A local government chief has echoed warnings sounded by Kent that councils are at financial breaking point.
The chairman of the Local Government Association, Shaun Davies, is the latest high-profile figure to suggest many authorities are on the brink of going bust.
Councils have been flagging concerns for some years that falling budget revenues and rising costs have placed undue pressure on services, especially around social care.
Kent County Council (KCC) joined forces with Hampshire in 2022 to appeal to the government to rethink funding, so there are adequate resources to provide its statutory obligations.
KCC must find an estimated £86m in savings next year on top of tens of millions this year.
Mr Davies told the Observer: “Any suggestion of any further cuts on top of the current deficit we face and we’ll see the number of councils go bankrupt rise from one in 10 to a significantly higher number.”
Birmingham City Council recently issued a section 114 notice - which means an authority has gone bust and placed in the hands of government commissioners.
The Local Government Information Unit (LGiU) told the Local Democracy Reporting Service recently up to 20 councils are on the verge of collapse, Kent included.
Mr Davies added: “They (have) done the restructures. They have done the asset sales, they’ve done the staff reduction, they’ve done service redesign and they’ve done the transformation.
“They have used the reserves already. Once those things are gone, they’re gone.”
LGiU chief executive Dr Jonathan Carr-West said: “KCC has been quite clear that if nothing changes and it is not able to close its budget gap, it will be looking at issuing a section 114 – not this year but next year. So that's its own assessment and I see no reason to doubt that.”

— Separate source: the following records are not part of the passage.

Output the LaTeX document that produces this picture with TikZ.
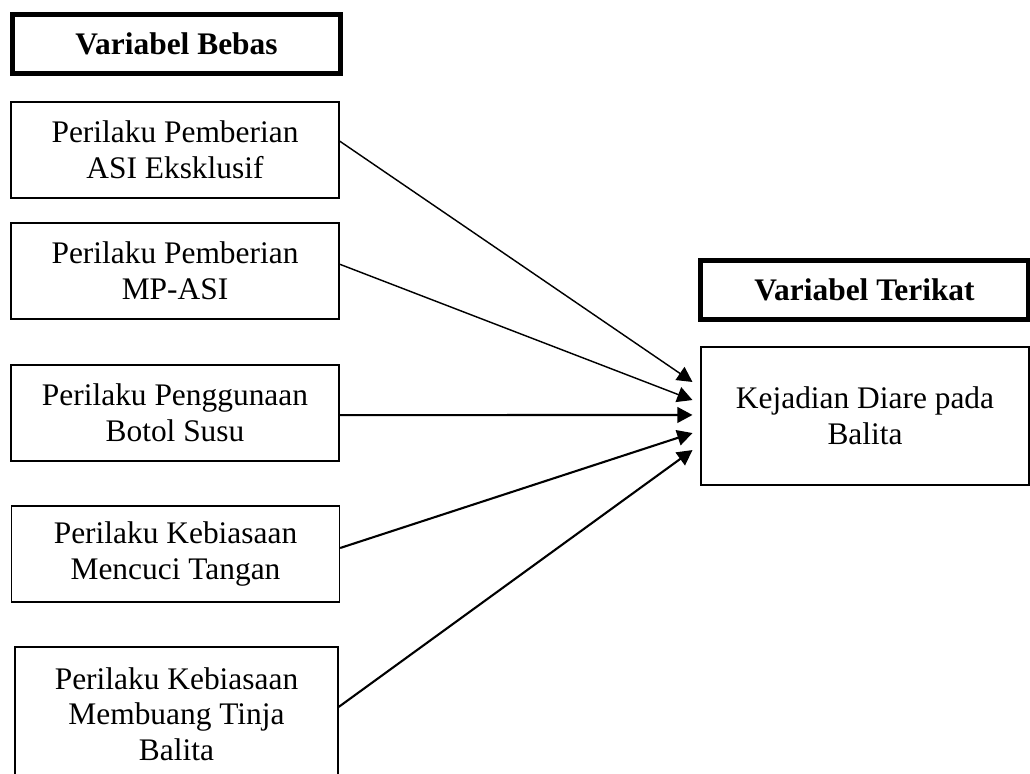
\documentclass[tikz,border=0pt]{standalone}
\usepackage{fontspec}
\setmainfont{Liberation Serif}
\usetikzlibrary{arrows.meta}

\begin{document}
\begin{tikzpicture}[x=0.382pt,y=-0.382pt,
        every node/.style={font=\fontsize{12}{13.6}\selectfont,align=center},
        varbox/.style={rectangle,draw,line width=0.5pt,minimum width=125.3pt,minimum height=36.7pt,inner sep=0pt},
        header/.style={rectangle,draw,line width=1.9pt,minimum width=125.3pt,minimum height=22.5pt,inner sep=0pt,font=\fontsize{12}{13.6}\selectfont\bfseries},
        link/.style={-{Triangle[length=5.8pt,width=6pt]},line width=0.55pt},
        boldlink/.style={link,line width=0.8pt}]

    \useasboundingbox (0,0) rectangle (1030,773);

    \node[header] (bebas) at (176.5,44) {Variabel Bebas};
    \node[header] (terikat) at (864.5,290) {Variabel Terikat};

    \node[varbox] (asi) at (175,150) {Perilaku Pemberian\\ASI Eksklusif};
    \node[varbox] (mpasi) at (175,271) {Perilaku Pemberian\\MP-ASI};
    \node[varbox] (botol) at (175,413) {Perilaku Penggunaan\\Botol Susu};
    \node[varbox] (cuci) at (175.5,554) {Perilaku Kebiasaan\\Mencuci Tangan};
    \node[varbox,minimum width=123.4pt,minimum height=51.2pt] (tinja) at (176.5,714) {Perilaku Kebiasaan\\Membuang Tinja\\Balita};

    \node[varbox,minimum height=52.7pt] (diare) at (865,416) {Kejadian Diare pada\\Balita};

    \coordinate (in1) at ([xshift=-3pt,yshift=13pt]diare.west);
    \coordinate (in2) at ([xshift=-3pt,yshift=6.1pt]diare.west);
    \coordinate (in3) at ([xshift=-3pt,yshift=0.4pt]diare.west);
    \coordinate (in4) at ([xshift=-3pt,yshift=-6.5pt]diare.west);
    \coordinate (in5) at ([xshift=-3pt,yshift=-13pt]diare.west);

    \draw[link] ([yshift=3.4pt]asi.east) -- (in1);
    \draw[link] ([yshift=2.6pt]mpasi.east) -- (in2);
    \draw[boldlink] ([yshift=-0.8pt]botol.east) -- (in3);
    \draw[boldlink] ([yshift=2.3pt]cuci.east) -- (in4);
    \draw[boldlink] ([yshift=2.7pt]tinja.east) -- (in5);
\end{tikzpicture}
\end{document}
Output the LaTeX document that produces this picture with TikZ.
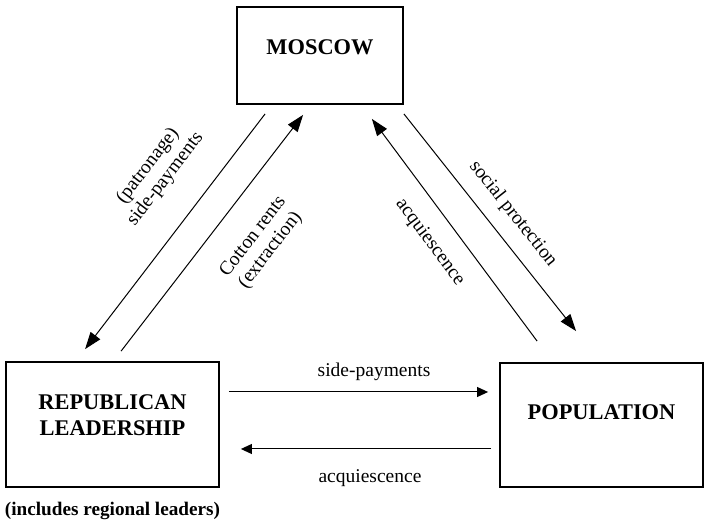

That a “perfectly well-run” authority, KCC, has been appealing to government for assistance makes the overall picture “concerning”, he said.
Many council officials are at a loss to understand why the government continues to starve local authorities of funding needed to provide services it is legally obliged to.
Dr Carr-West said: “I don't know the answer to that question. And that is why somewhere like Kent is really interesting because if the government is not listening to Kent County Council, who on earth are they listening to?
“But they are not listening to Kent or Hampshire or Surrey – massive, true blue Conservative authorities forever and a day (half the cabinet have seats in these places)...it just seems truly baffling that they wouldn’t pay more attention.”
KCC is thought to have close to £1bn in reserves but much of those are in property and investments. Of the £400m in usable funds available to the council, a quarter will have been spent by next March just to balance the books.
A senior Conservative backbencher at County Hall said: "If you want to be cynical, it seems absolutely staggering that the government will not provide the local council with the funds to look after its voters.
"So when the general election comes round next year, you can see us getting punished."